Take the lines from the beginning of the material through the line containing "-8, -31, -28];" and retype them exactly, leaving the pictures out.

— start of DATASET CONTENT —

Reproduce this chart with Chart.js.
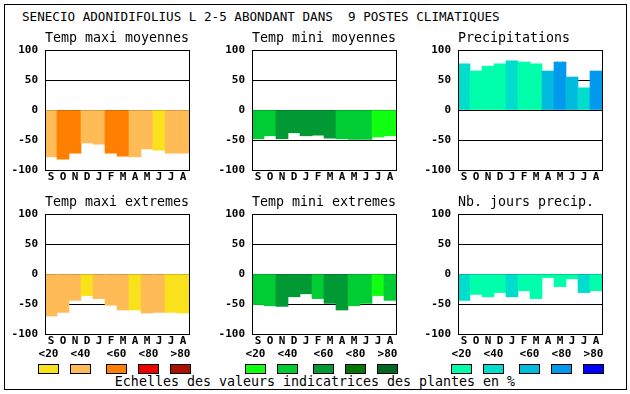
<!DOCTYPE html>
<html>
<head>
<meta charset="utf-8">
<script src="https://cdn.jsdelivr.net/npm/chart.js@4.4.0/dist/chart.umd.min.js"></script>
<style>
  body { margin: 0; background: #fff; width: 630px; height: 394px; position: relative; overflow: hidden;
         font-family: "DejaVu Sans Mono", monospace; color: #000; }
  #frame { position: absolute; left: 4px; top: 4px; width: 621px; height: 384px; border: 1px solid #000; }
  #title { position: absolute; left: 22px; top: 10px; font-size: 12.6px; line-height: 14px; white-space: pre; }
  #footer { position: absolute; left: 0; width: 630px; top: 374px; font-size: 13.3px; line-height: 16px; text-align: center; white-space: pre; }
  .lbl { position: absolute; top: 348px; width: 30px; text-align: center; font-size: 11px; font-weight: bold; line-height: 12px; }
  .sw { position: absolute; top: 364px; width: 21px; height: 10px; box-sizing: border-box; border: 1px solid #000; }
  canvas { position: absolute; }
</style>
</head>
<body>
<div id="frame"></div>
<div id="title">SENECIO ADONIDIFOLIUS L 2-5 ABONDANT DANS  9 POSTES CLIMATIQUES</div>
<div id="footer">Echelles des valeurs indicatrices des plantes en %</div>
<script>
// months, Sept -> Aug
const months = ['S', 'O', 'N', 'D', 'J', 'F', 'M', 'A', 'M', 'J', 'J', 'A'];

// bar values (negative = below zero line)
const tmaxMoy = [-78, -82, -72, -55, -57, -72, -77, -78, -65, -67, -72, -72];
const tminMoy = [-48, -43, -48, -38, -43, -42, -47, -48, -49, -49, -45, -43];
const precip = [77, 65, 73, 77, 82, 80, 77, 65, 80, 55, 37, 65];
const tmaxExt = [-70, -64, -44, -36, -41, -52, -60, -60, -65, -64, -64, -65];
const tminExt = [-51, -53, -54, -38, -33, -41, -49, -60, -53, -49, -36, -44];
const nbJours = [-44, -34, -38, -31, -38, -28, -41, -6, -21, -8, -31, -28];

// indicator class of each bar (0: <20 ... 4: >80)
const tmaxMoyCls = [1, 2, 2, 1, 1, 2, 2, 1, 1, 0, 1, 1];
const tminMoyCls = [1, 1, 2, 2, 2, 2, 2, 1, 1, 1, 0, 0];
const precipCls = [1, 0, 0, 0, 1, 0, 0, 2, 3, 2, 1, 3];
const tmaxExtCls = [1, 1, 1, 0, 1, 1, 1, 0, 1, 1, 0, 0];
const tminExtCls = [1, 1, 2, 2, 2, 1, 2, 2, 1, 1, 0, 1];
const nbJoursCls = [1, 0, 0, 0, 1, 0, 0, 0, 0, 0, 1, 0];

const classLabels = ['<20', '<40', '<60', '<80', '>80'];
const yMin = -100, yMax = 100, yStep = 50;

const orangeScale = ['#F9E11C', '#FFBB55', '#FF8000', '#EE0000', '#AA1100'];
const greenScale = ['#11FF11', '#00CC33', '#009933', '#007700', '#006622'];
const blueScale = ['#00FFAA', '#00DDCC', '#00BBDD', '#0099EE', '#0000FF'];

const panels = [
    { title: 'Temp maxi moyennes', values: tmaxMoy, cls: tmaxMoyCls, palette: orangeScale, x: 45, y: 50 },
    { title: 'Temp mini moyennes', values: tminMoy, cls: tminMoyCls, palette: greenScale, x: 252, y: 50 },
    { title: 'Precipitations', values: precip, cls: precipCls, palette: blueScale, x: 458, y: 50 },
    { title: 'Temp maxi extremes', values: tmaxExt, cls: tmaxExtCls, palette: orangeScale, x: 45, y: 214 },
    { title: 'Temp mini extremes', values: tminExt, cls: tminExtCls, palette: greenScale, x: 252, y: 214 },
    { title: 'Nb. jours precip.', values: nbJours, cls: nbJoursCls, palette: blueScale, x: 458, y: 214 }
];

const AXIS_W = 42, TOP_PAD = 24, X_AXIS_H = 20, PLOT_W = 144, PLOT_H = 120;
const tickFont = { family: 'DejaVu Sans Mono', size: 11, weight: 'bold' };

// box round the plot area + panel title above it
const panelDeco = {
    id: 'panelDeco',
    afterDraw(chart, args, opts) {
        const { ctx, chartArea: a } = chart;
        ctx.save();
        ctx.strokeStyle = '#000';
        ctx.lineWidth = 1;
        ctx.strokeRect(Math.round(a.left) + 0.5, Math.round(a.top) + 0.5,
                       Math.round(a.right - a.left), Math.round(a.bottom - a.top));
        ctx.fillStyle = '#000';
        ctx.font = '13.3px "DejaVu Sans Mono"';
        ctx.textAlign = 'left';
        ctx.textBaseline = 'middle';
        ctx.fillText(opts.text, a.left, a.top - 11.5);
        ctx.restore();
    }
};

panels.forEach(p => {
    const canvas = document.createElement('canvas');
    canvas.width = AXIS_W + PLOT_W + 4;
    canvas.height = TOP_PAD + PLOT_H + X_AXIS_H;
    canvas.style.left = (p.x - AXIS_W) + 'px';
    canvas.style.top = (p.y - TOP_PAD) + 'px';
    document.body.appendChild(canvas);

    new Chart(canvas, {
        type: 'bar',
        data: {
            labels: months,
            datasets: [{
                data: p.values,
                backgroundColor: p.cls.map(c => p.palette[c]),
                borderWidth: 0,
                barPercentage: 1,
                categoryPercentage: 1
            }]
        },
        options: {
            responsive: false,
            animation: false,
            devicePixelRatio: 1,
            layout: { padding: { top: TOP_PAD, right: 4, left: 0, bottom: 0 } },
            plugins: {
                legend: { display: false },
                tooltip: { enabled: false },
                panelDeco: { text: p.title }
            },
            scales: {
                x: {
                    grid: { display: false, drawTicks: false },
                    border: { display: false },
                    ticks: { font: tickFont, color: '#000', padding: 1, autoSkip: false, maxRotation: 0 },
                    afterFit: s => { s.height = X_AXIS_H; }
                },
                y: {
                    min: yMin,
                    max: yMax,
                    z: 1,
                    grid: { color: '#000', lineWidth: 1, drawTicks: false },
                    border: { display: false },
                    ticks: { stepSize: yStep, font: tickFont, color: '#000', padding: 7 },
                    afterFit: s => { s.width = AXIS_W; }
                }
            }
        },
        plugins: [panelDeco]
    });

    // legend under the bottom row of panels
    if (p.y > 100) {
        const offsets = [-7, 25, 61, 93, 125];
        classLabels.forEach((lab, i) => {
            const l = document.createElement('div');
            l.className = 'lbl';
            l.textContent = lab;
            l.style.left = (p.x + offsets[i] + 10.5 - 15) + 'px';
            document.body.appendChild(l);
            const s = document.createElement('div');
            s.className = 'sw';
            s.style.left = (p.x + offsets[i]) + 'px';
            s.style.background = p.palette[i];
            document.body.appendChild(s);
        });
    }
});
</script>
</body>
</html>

— end of DATASET CONTENT —

*SOLUTION FOR THIS EXERCISE*
Reproduce this chart with Chart.js.
<!DOCTYPE html>
<html>
<head>
<meta charset="utf-8">
<script src="https://cdn.jsdelivr.net/npm/chart.js@4.4.0/dist/chart.umd.min.js"></script>
<style>
  body { margin: 0; background: #fff; width: 630px; height: 394px; position: relative; overflow: hidden;
         font-family: "DejaVu Sans Mono", monospace; color: #000; }
  #frame { position: absolute; left: 4px; top: 4px; width: 621px; height: 384px; border: 1px solid #000; }
  #title { position: absolute; left: 22px; top: 10px; font-size: 12.6px; line-height: 14px; white-space: pre; }
  #footer { position: absolute; left: 0; width: 630px; top: 374px; font-size: 13.3px; line-height: 16px; text-align: center; white-space: pre; }
  .lbl { position: absolute; top: 348px; width: 30px; text-align: center; font-size: 11px; font-weight: bold; line-height: 12px; }
  .sw { position: absolute; top: 364px; width: 21px; height: 10px; box-sizing: border-box; border: 1px solid #000; }
  canvas { position: absolute; }
</style>
</head>
<body>
<div id="frame"></div>
<div id="title">SENECIO ADONIDIFOLIUS L 2-5 ABONDANT DANS  9 POSTES CLIMATIQUES</div>
<div id="footer">Echelles des valeurs indicatrices des plantes en %</div>
<script>
// months, Sept -> Aug
const months = ['S', 'O', 'N', 'D', 'J', 'F', 'M', 'A', 'M', 'J', 'J', 'A'];

// bar values (negative = below zero line)
const tmaxMoy = [-78, -82, -72, -55, -57, -72, -77, -78, -65, -67, -72, -72];
const tminMoy = [-48, -43, -48, -38, -43, -42, -47, -48, -49, -49, -45, -43];
const precip = [77, 65, 73, 77, 82, 80, 77, 65, 80, 55, 37, 65];
const tmaxExt = [-70, -64, -44, -36, -41, -52, -60, -60, -65, -64, -64, -65];
const tminExt = [-51, -53, -54, -38, -33, -41, -49, -60, -53, -49, -36, -44];
const nbJours = [-44, -34, -38, -31, -38, -28, -41, -6, -21, -8, -31, -28];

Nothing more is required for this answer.